New York City teachers arrived to school Monday morning with the ink dry on their new union contract. Less than a month after the city and the United Federation of Teachers announced a deal, union members voted to ratify the contract.
Under the 48-month contract, which will begin on Valentine’s Day 2019, teachers will get an immediate 2 percent raise, another salary boost of 2.5 percent in May 2020, and a 3 percent bump in the agreement’s final year. (Those raises hew to a pattern followed by all municipal unions and will come on top of payments that many teachers are still owed under the 2014 contract.)
When the contract deal was announced in October, some teachers offered initial criticism that the union had not won more. But the contract received a strong endorsement by union members who voted. Out of roughly 90,000 votes cast, 87 percent voted to approve the contract on Sunday, an important vote of confidence in the wake of the Supreme Court’s Janus ruling, which allows teachers covered by the contract to elect to stop paying dues if they choose.
By contrast, 77 percent of voting union members signed off on the current contract in 2014.
The new deal includes several changes in addition to pay. In a big win for the union, which has opposed the onerous process used to evaluate teachers, most teachers in the city will be subject to far fewer observations by administrators.
The contract also provides faster relief for disputes over excessive class sizes and provides raises and more due process rights for the school system’s legion of paraprofessionals.
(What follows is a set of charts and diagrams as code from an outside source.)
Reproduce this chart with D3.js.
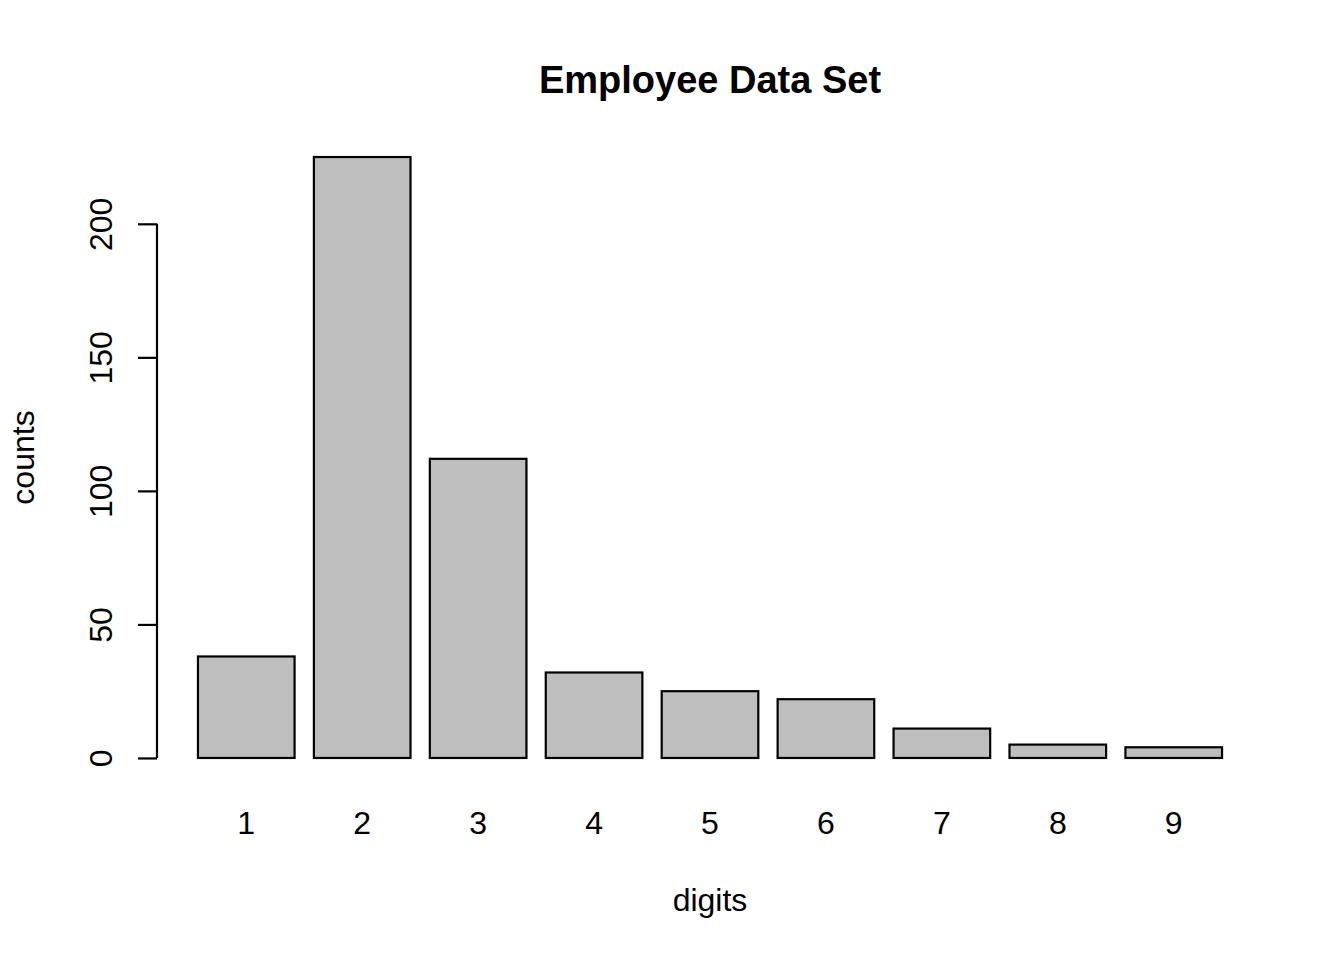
<!DOCTYPE html>
<html>
<head>
<meta charset="utf-8">
<script src="https://cdn.jsdelivr.net/npm/d3@7"></script>
<style>
  html, body { margin: 0; padding: 0; background: #fff; }
  svg { display: block; }
  text { font-family: "Liberation Sans", Arial, sans-serif; fill: #000; }
</style>
</head>
<body>
<svg id="chart" width="1344" height="960"></svg>
<script>
const categories = ["1", "2", "3", "4", "5", "6", "7", "8", "9"];
const counts = [38, 225, 112, 32, 25, 22, 11, 5, 4];
const yTicks = [0, 50, 100, 150, 200];
const title = "Employee Data Set";
const xLabel = "digits";
const yLabel = "counts";

const svg = d3.select("#chart");
const plot = { left: 157, right: 1263, top: 133, bottom: 782 };

// R barplot geometry: width 1, space 0.2, axis extended 4%
const barW = 1, space = 0.2;
const lefts = categories.map((c, i) => space + i * (barW + space));
const xmin = space, xmax = lefts[lefts.length - 1] + barW;
const xpad = (xmax - xmin) * 0.04;
const x = d3.scaleLinear().domain([xmin - xpad, xmax + xpad]).range([plot.left, plot.right]);

const ymaxData = d3.max(counts);
const ypad = ymaxData * 0.04;
const y = d3.scaleLinear().domain([-ypad, ymaxData + ypad]).range([plot.bottom, plot.top]);

// bars
svg.append("g").selectAll("rect").data(counts).join("rect")
  .attr("x", (d, i) => x(lefts[i]))
  .attr("width", (d, i) => x(lefts[i] + barW) - x(lefts[i]))
  .attr("y", d => y(d))
  .attr("height", d => y(0) - y(d))
  .attr("fill", "#bebebe")
  .attr("stroke", "#000")
  .attr("stroke-width", 2.2);

// y axis
const yAxis = d3.axisLeft(y).tickValues(yTicks).tickSize(19).tickPadding(0).tickFormat(d3.format("d"));
const gy = svg.append("g").attr("transform", `translate(${plot.left},0)`).call(yAxis);
gy.select(".domain").remove();
gy.append("line").attr("x1", 0).attr("x2", 0)
  .attr("y1", y(yTicks[0])).attr("y2", y(yTicks[yTicks.length - 1]))
  .attr("stroke", "#000").attr("stroke-width", 2.2);
gy.selectAll(".tick line").attr("stroke", "#000").attr("stroke-width", 2.2);
gy.selectAll(".tick text")
  .attr("font-size", 32)
  .attr("x", 0).attr("dy", null)
  .attr("text-anchor", "middle")
  .attr("transform", "translate(-45,0) rotate(-90)")
  .style("font-family", "'Liberation Sans', Arial, sans-serif")
  .attr("fill", "#000");

// x category labels
svg.append("g").selectAll("text").data(categories).join("text")
  .attr("x", (d, i) => x(lefts[i] + barW / 2))
  .attr("y", 834)
  .attr("text-anchor", "middle")
  .attr("font-size", 32)
  .text(d => d);

// title
svg.append("text")
  .attr("x", (plot.left + plot.right) / 2).attr("y", 93)
  .attr("text-anchor", "middle").attr("font-size", 38).attr("font-weight", "bold")
  .text(title);

// axis titles
svg.append("text")
  .attr("x", (plot.left + plot.right) / 2).attr("y", 911)
  .attr("text-anchor", "middle").attr("font-size", 32)
  .text(xLabel);

svg.append("text")
  .attr("transform", `translate(34,${(plot.top + plot.bottom) / 2}) rotate(-90)`)
  .attr("text-anchor", "middle").attr("font-size", 32)
  .text(yLabel);
</script>
</body>
</html>
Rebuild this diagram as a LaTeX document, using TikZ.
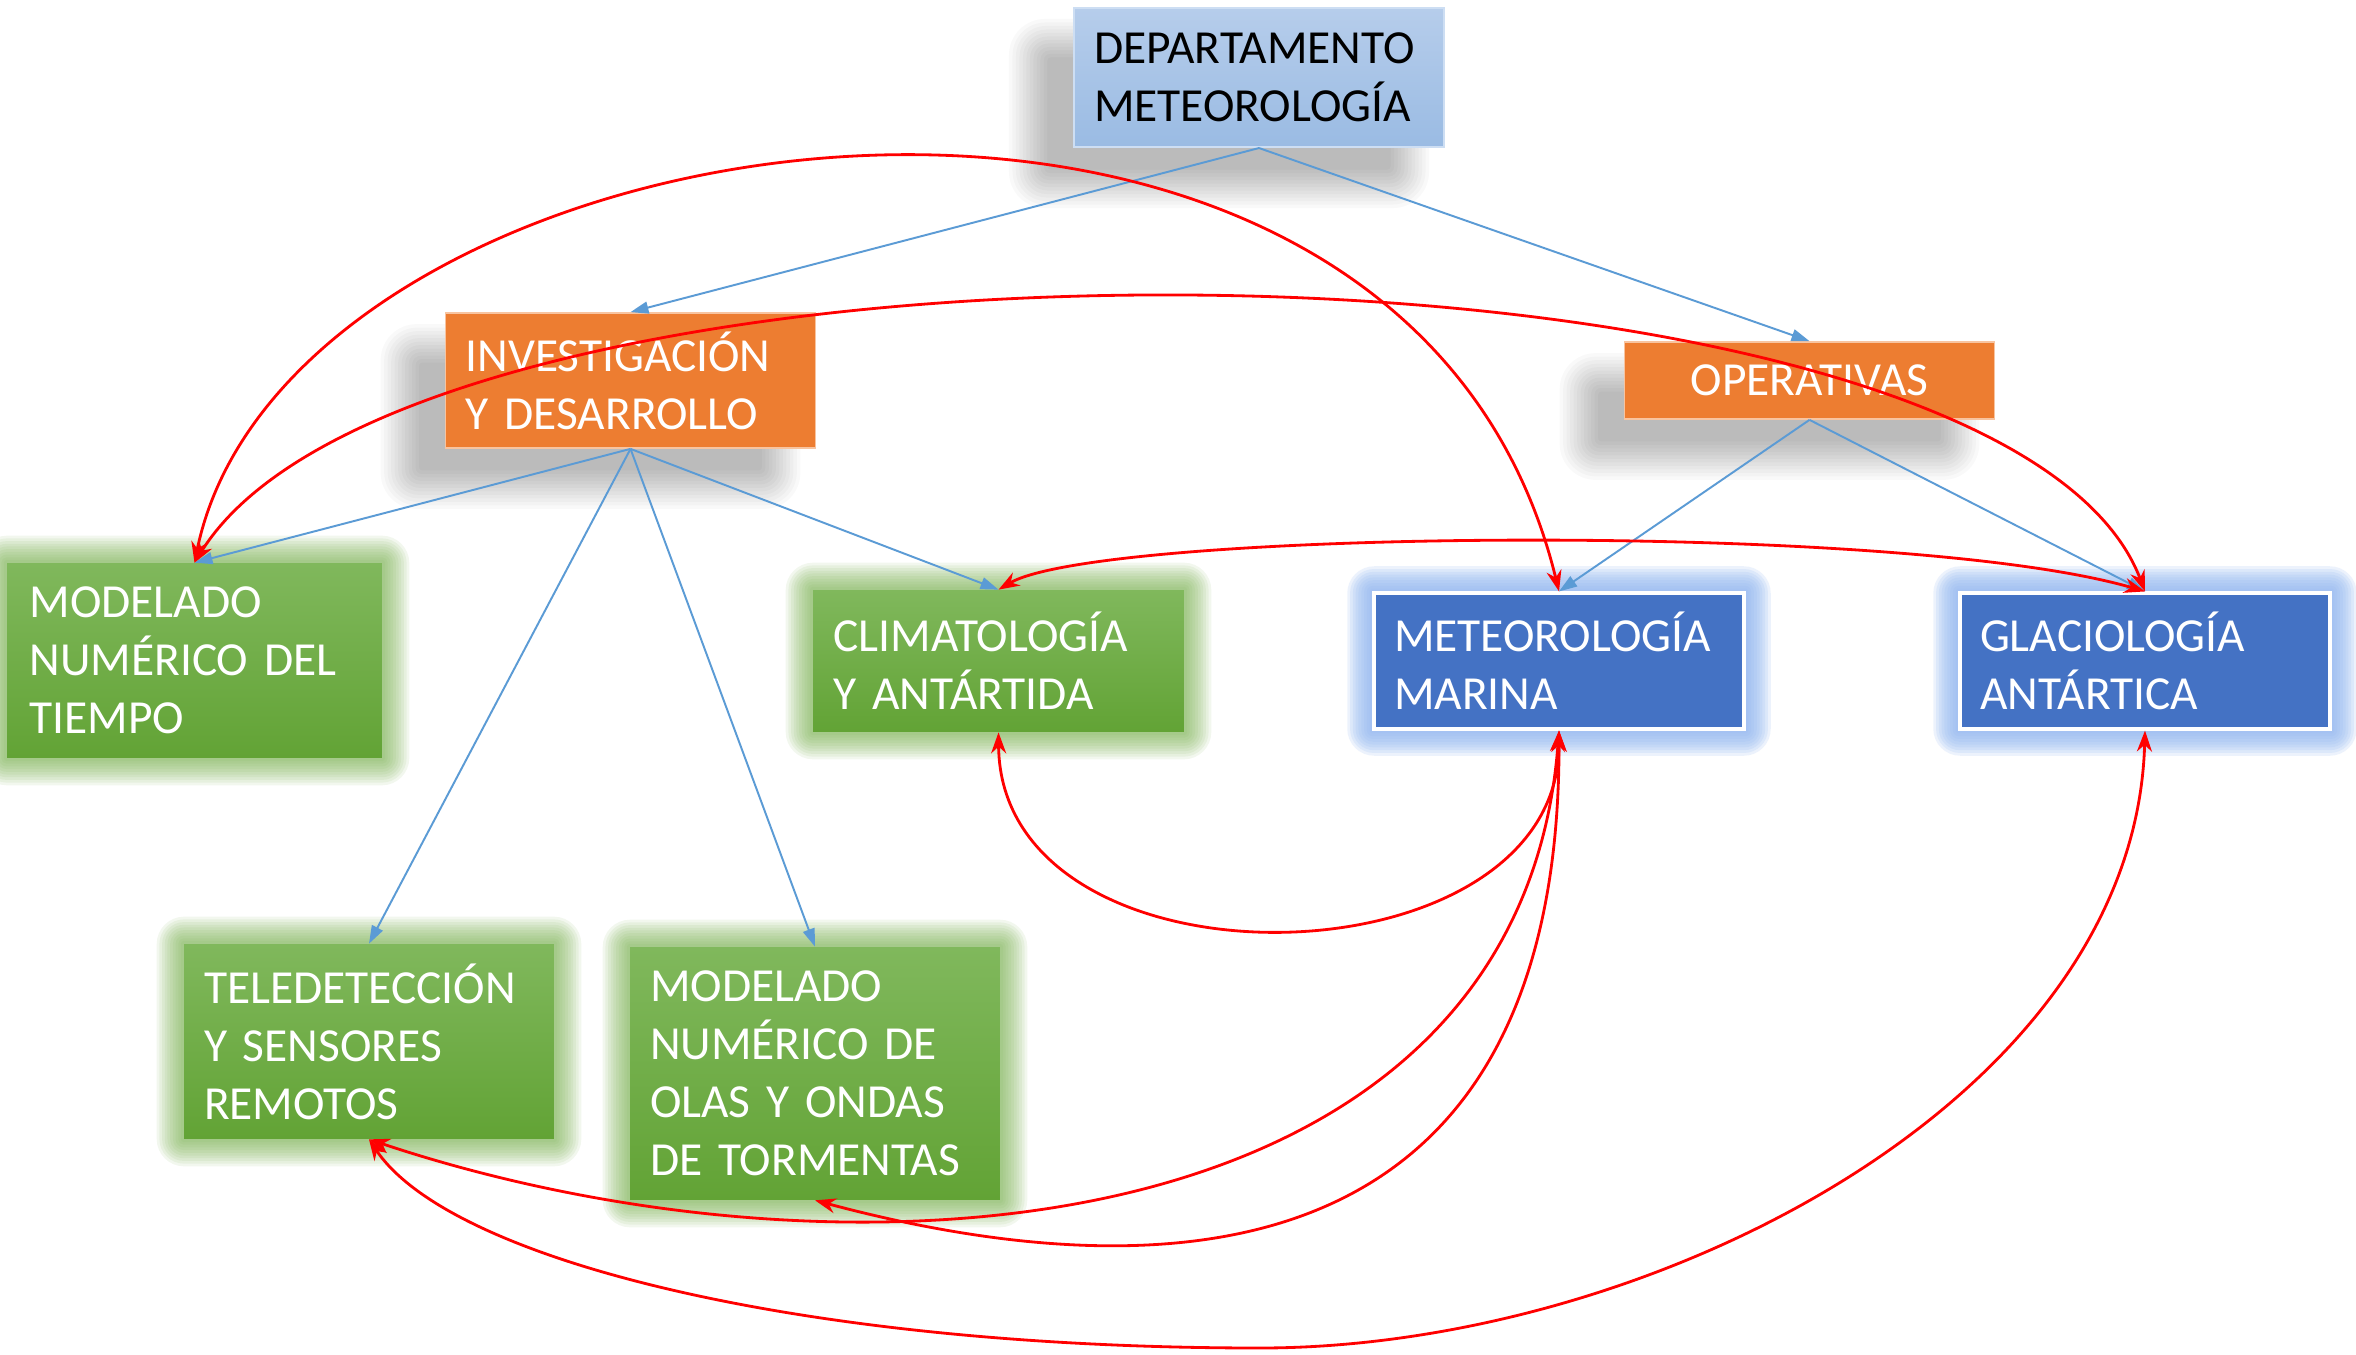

The union had already negotiated for paid parental leave, which members had long sought, in June.
“I want to thank the members of the UFT for their resounding support,” UFT President Michael Mulgrew said in a released statement. “The new agreement gives teachers a larger voice in how their schools are run, and shows what we can accomplish when we stand together.”
Not all union members endorsed the contract. The chapter that represents school nurses and therapists who provide services to children with special needs rejected the deal, and the new contract will not cover them.
The contract also supports broader initiatives, including a “Bronx plan,” which will give a salary boost to teachers who agree to work in hard-to-staff schools, and a pilot program that will allow some classes, such as advanced AP courses, to be taught remotely by other teachers in the school system.